### What is being asked
Your task is to retype, word for word, the lines from the start of the data through the line holding "31, 32, 33];". Do not include the pictures.

+++ Source excerpt +++

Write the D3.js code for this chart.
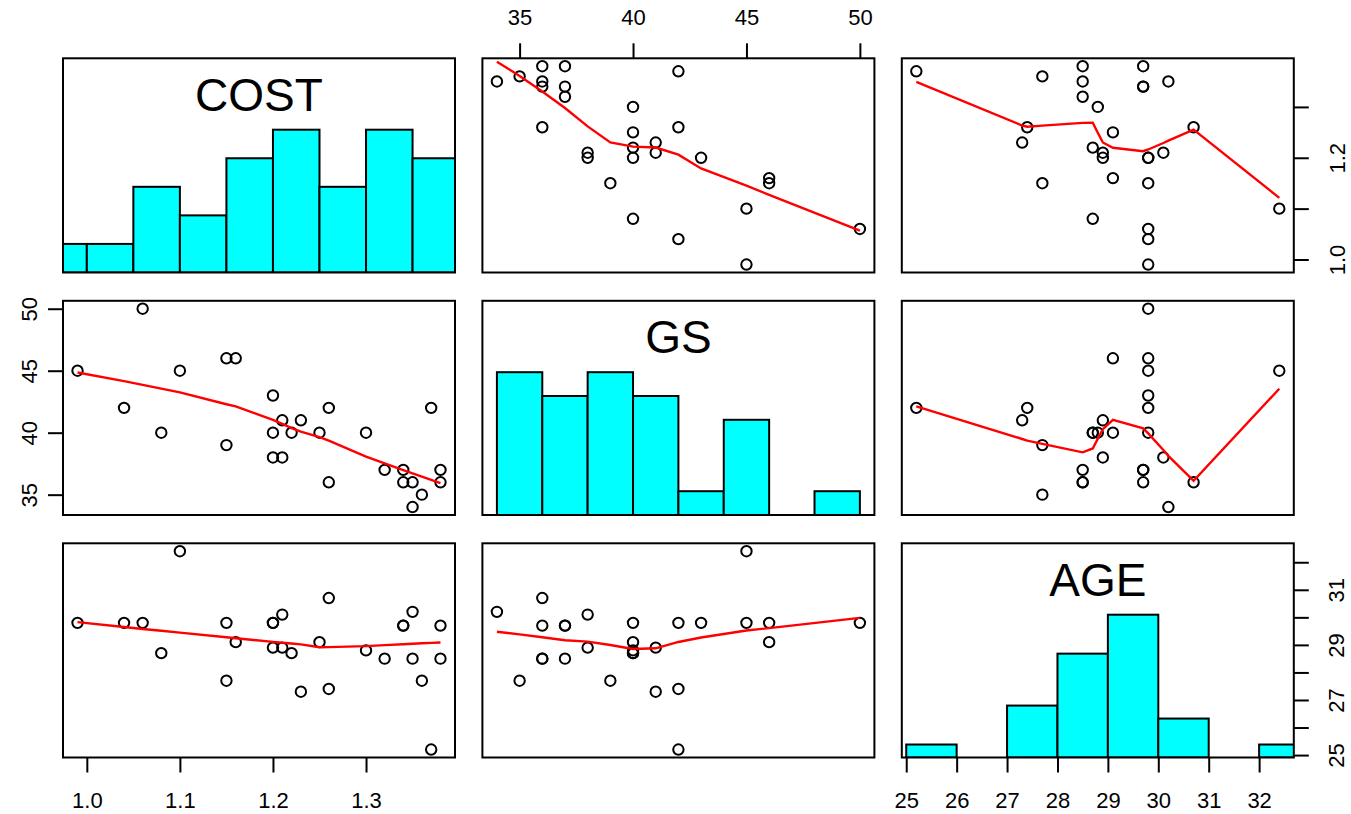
<!DOCTYPE html>
<html>
<head>
<meta charset="utf-8">
<script src="https://cdn.jsdelivr.net/npm/d3@7"></script>
<style>
body { margin: 0; background: #fff; }
svg { display: block; font-family: "Liberation Sans", Arial, sans-serif; }
.box { fill: none; stroke: #000; stroke-width: 2; }
.axis line { stroke: #000; stroke-width: 2; }
.axis text { font-size: 22px; fill: #000; }
.bar { fill: #00ffff; stroke: #000; stroke-width: 2; }
.pt { fill: none; stroke: #000; stroke-width: 2; }
.smooth { fill: none; stroke: #ff0000; stroke-width: 2.4; }
.diag-label { font-size: 46px; fill: #000; }
</style>
</head>
<body>
<div id="chart"></div>
<script>
// one value per observation, same order in all three arrays
let cost = [1.35, 1.36, 1.38, 1.35, 1.34, 1.26, 1.38, 1.34, 1.32, 1.21,
            1.20, 1.15, 1.30, 1.25, 1.22, 1.20, 1.08, 1.23, 1.21, 1.37,
            1.26, 1.04, 1.20, 1.10, 0.99, 1.16, 1.15, 1.06];
let gs   = [34, 35, 36, 36, 36, 36, 37, 37, 37, 38,
            38, 39, 40, 40, 40, 40, 40, 41, 41, 42,
            42, 42, 43, 45, 45, 46, 46, 50];
let age  = [30.2, 27.7, 28.5, 28.5, 29.7, 30.7, 29.7, 29.7, 28.5, 30.1,
            28.9, 27.7, 28.8, 29.1, 28.7, 29.8, 28.7, 27.3, 28.9, 25.2,
            27.4, 29.8, 29.8, 32.4, 29.8, 29.1, 29.8, 29.8];

let varNames = ["COST", "GS", "AGE"];

// histogram break points
let costBreaks = [0.95, 1.00, 1.05, 1.10, 1.15, 1.20, 1.25, 1.30, 1.35, 1.40];
let gsBreaks   = [34, 36, 38, 40, 42, 44, 46, 48, 50];
let ageBreaks  = [25, 26, 27, 28, 29, 30, 31, 32, 33];

// tick values and labels
let costTicks = [1.0, 1.1, 1.2, 1.3];
let costLabelsBottom = ["1.0", "1.1", "1.2", "1.3"];
let costLabelsRight  = ["1.0", "", "1.2", ""];
let gsTicks = [35, 40, 45, 50];
let gsLabels = ["35", "40", "45", "50"];
let ageTicks = [25, 26, 27, 28, 29, 30, 31, 32];
let ageLabelsBottom = ["25", "26", "27", "28", "29", "30", "31", "32"];
let ageLabelsRight  = ["25", "", "27", "", "29", "", "31", ""];

let totalWidth = 1351, totalHeight = 814;
let panelW = 392, panelH = 214.2;
let lefts = [63, 482.4, 901.8];
let tops = [58.3, 300.8, 543.3];

let vars = [cost, gs, age];
let breaks = [costBreaks, gsBreaks, ageBreaks];

let svg = d3.select("#chart").append("svg")
    .attr("width", totalWidth)
    .attr("height", totalHeight);

// R style range: data range widened by 4% each side
function padRange(v) {
    let [lo, hi] = d3.extent(v);
    let d = (hi - lo) * 0.04;
    return [lo - d, hi + d];
}

let xScales = vars.map((v, j) => d3.scaleLinear().domain(padRange(v)).range([lefts[j], lefts[j] + panelW]));
let yScales = vars.map((v, i) => d3.scaleLinear().domain(padRange(v)).range([tops[i] + panelH, tops[i]]));

// lowess as in R (clowess)
function lowest(x, y, n, xs, nleft, nright, w, userw, rw) {
    let range = x[n - 1] - x[0];
    let h = Math.max(xs - x[nleft], x[nright] - xs);
    let h9 = 0.999 * h, h1 = 0.001 * h;
    let a = 0, j = nleft;
    while (j < n) {
        w[j] = 0;
        let r = Math.abs(x[j] - xs);
        if (r <= h9) {
            w[j] = r <= h1 ? 1 : Math.pow(1 - Math.pow(r / h, 3), 3);
            if (userw) w[j] *= rw[j];
            a += w[j];
        } else if (x[j] > xs) break;
        j++;
    }
    let nrt = j - 1;
    if (a <= 0) return null;
    for (j = nleft; j <= nrt; j++) w[j] /= a;
    if (h > 0) {
        a = 0;
        for (j = nleft; j <= nrt; j++) a += w[j] * x[j];
        let b = xs - a, c = 0;
        for (j = nleft; j <= nrt; j++) c += w[j] * (x[j] - a) * (x[j] - a);
        if (Math.sqrt(c) > 0.001 * range) {
            b /= c;
            for (j = nleft; j <= nrt; j++) w[j] *= (b * (x[j] - a) + 1);
        }
    }
    let ys = 0;
    for (j = nleft; j <= nrt; j++) ys += w[j] * y[j];
    return ys;
}

function lowess(xIn, yIn, f = 2 / 3, nsteps = 3) {
    let idx = d3.range(xIn.length).sort((a, b) => xIn[a] - xIn[b] || a - b);
    let x = idx.map(i => xIn[i]), y = idx.map(i => yIn[i]);
    let n = x.length;
    let delta = 0.01 * (x[n - 1] - x[0]);
    let ys = new Array(n).fill(0), rw = new Array(n).fill(1);
    let res = new Array(n).fill(0), w = new Array(n).fill(0);
    let ns = Math.max(2, Math.min(n, Math.floor(f * n + 1e-7)));
    for (let iter = 1; iter <= nsteps + 1; iter++) {
        let nleft = 0, nright = ns - 1, last = -1, i = 0;
        for (;;) {
            if (nright < n - 1) {
                let d1 = x[i] - x[nleft], d2 = x[nright + 1] - x[i];
                if (d1 > d2) { nleft++; nright++; continue; }
            }
            let fit = lowest(x, y, n, x[i], nleft, nright, w, iter > 1, rw);
            ys[i] = fit === null ? y[i] : fit;
            if (last < i - 1) {
                let denom = x[i] - x[last];
                for (let j = last + 1; j < i; j++) {
                    let alpha = (x[j] - x[last]) / denom;
                    ys[j] = alpha * ys[i] + (1 - alpha) * ys[last];
                }
            }
            last = i;
            let cut = x[last] + delta;
            for (i = last + 1; i < n; i++) {
                if (x[i] > cut) break;
                if (x[i] === x[last]) { ys[i] = ys[last]; last = i; }
            }
            i = Math.max(last + 1, i - 1);
            if (last >= n - 1) break;
        }
        for (let k = 0; k < n; k++) res[k] = y[k] - ys[k];
        if (iter > nsteps) break;
        let sc = d3.mean(res, Math.abs);
        let sorted = res.map(Math.abs).sort((a, b) => a - b);
        let m1 = Math.floor(n / 2);
        let cmad = n % 2 === 0 ? 3 * (sorted[m1] + sorted[n - m1 - 1]) : 6 * sorted[m1];
        if (cmad < 1e-7 * sc) break;
        let c9 = 0.999 * cmad, c1 = 0.001 * cmad;
        for (let k = 0; k < n; k++) {
            let r = Math.abs(res[k]);
            rw[k] = r <= c1 ? 1 : r <= c9 ? Math.pow(1 - Math.pow(r / cmad, 2), 2) : 0;
        }
    }
    return x.map((v, k) => [v, ys[k]]);
}

// counts with right-closed bins, first bin includes its lower edge (like R hist)
function histCounts(v, br) {
    let fuzz = 1e-7 * d3.median(d3.pairs(br, (a, b) => b - a));
    let counts = new Array(br.length - 1).fill(0);
    v.forEach(val => {
        for (let k = 0; k < br.length - 1; k++) {
            let lo = k === 0 ? br[k] - fuzz : br[k] + fuzz;
            if (val >= lo && val <= br[k + 1] + fuzz) { counts[k]++; break; }
        }
    });
    return counts;
}

function drawPanel(i, j) {
    let g = svg.append("g");
    let clipId = "clip-" + i + "-" + j;
    svg.append("clipPath").attr("id", clipId)
        .append("rect")
        .attr("x", lefts[j]).attr("y", tops[i])
        .attr("width", panelW).attr("height", panelH);

    let inner = g.append("g").attr("clip-path", "url(#" + clipId + ")");

    if (i === j) {
        let counts = histCounts(vars[j], breaks[j]);
        let maxC = d3.max(counts);
        let hy = d3.scaleLinear().domain([0, 1.5]).range([tops[i] + panelH, tops[i]]);
        let xs = xScales[j];
        inner.selectAll("rect.bar")
            .data(counts)
            .enter()
            .append("rect")
            .attr("class", "bar")
            .attr("x", (d, k) => xs(breaks[j][k]))
            .attr("width", (d, k) => xs(breaks[j][k + 1]) - xs(breaks[j][k]))
            .attr("y", d => hy(d / maxC))
            .attr("height", d => hy(0) - hy(d / maxC));

        g.append("text")
            .attr("class", "diag-label")
            .attr("x", lefts[j] + panelW / 2)
            .attr("y", tops[i] + panelH * (1 - 0.8333) + 16.5)
            .attr("text-anchor", "middle")
            .text(varNames[j]);
    } else {
        let xs = xScales[j], ys = yScales[i];
        let pts = vars[j].map((v, k) => [v, vars[i][k]]);
        inner.selectAll("circle")
            .data(pts)
            .enter()
            .append("circle")
            .attr("class", "pt")
            .attr("cx", d => xs(d[0]))
            .attr("cy", d => ys(d[1]))
            .attr("r", 5.2);

        let fit = lowess(vars[j], vars[i]);
        let line = d3.line().x(d => xs(d[0])).y(d => ys(d[1]));
        inner.append("path")
            .datum(fit)
            .attr("class", "smooth")
            .attr("d", line);
    }

    g.append("rect")
        .attr("class", "box")
        .attr("x", lefts[j]).attr("y", tops[i])
        .attr("width", panelW).attr("height", panelH);
}

for (let i = 0; i < 3; i++) {
    for (let j = 0; j < 3; j++) drawPanel(i, j);
}

// axes
function addAxis(axis, transform) {
    let a = svg.append("g")
        .attr("class", "axis")
        .attr("transform", transform)
        .call(axis);
    a.select(".domain").remove();
    return a;
}

addAxis(d3.axisBottom(xScales[0]).tickValues(costTicks).tickSize(15).tickPadding(19.5)
    .tickFormat((d, k) => costLabelsBottom[k]), "translate(0," + (tops[2] + panelH) + ")");

addAxis(d3.axisTop(xScales[1]).tickValues(gsTicks).tickSize(15).tickPadding(18.5)
    .tickFormat((d, k) => gsLabels[k]), "translate(0," + tops[0] + ")");

addAxis(d3.axisBottom(xScales[2]).tickValues(ageTicks).tickSize(15).tickPadding(19.5)
    .tickFormat((d, k) => ageLabelsBottom[k]), "translate(0," + (tops[2] + panelH) + ")");

// side axes with labels turned to read bottom to top
addAxis(d3.axisRight(yScales[0]).tickValues(costTicks).tickSize(15)
    .tickFormat((d, k) => costLabelsRight[k]), "translate(" + (lefts[2] + panelW) + ",0)")
    .selectAll(".tick text")
    .attr("transform", "rotate(-90)")
    .attr("text-anchor", "middle")
    .attr("x", 0).attr("dy", 0).attr("y", 51);

addAxis(d3.axisLeft(yScales[1]).tickValues(gsTicks).tickSize(15)
    .tickFormat((d, k) => gsLabels[k]), "translate(" + lefts[0] + ",0)")
    .selectAll(".tick text")
    .attr("transform", "rotate(-90)")
    .attr("text-anchor", "middle")
    .attr("x", 0).attr("dy", 0).attr("y", -26.3);

addAxis(d3.axisRight(yScales[2]).tickValues(ageTicks).tickSize(15)
    .tickFormat((d, k) => ageLabelsRight[k]), "translate(" + (lefts[2] + panelW) + ",0)")
    .selectAll(".tick text")
    .attr("transform", "rotate(-90)")
    .attr("text-anchor", "middle")
    .attr("x", 0).attr("dy", 0).attr("y", 50);
</script>
</body>
</html>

+++

### Written reply
Write the D3.js code for this chart.
<!DOCTYPE html>
<html>
<head>
<meta charset="utf-8">
<script src="https://cdn.jsdelivr.net/npm/d3@7"></script>
<style>
body { margin: 0; background: #fff; }
svg { display: block; font-family: "Liberation Sans", Arial, sans-serif; }
.box { fill: none; stroke: #000; stroke-width: 2; }
.axis line { stroke: #000; stroke-width: 2; }
.axis text { font-size: 22px; fill: #000; }
.bar { fill: #00ffff; stroke: #000; stroke-width: 2; }
.pt { fill: none; stroke: #000; stroke-width: 2; }
.smooth { fill: none; stroke: #ff0000; stroke-width: 2.4; }
.diag-label { font-size: 46px; fill: #000; }
</style>
</head>
<body>
<div id="chart"></div>
<script>
// one value per observation, same order in all three arrays
let cost = [1.35, 1.36, 1.38, 1.35, 1.34, 1.26, 1.38, 1.34, 1.32, 1.21,
            1.20, 1.15, 1.30, 1.25, 1.22, 1.20, 1.08, 1.23, 1.21, 1.37,
            1.26, 1.04, 1.20, 1.10, 0.99, 1.16, 1.15, 1.06];
let gs   = [34, 35, 36, 36, 36, 36, 37, 37, 37, 38,
            38, 39, 40, 40, 40, 40, 40, 41, 41, 42,
            42, 42, 43, 45, 45, 46, 46, 50];
let age  = [30.2, 27.7, 28.5, 28.5, 29.7, 30.7, 29.7, 29.7, 28.5, 30.1,
            28.9, 27.7, 28.8, 29.1, 28.7, 29.8, 28.7, 27.3, 28.9, 25.2,
            27.4, 29.8, 29.8, 32.4, 29.8, 29.1, 29.8, 29.8];

let varNames = ["COST", "GS", "AGE"];

// histogram break points
let costBreaks = [0.95, 1.00, 1.05, 1.10, 1.15, 1.20, 1.25, 1.30, 1.35, 1.40];
let gsBreaks   = [34, 36, 38, 40, 42, 44, 46, 48, 50];
let ageBreaks  = [25, 26, 27, 28, 29, 30, 31, 32, 33];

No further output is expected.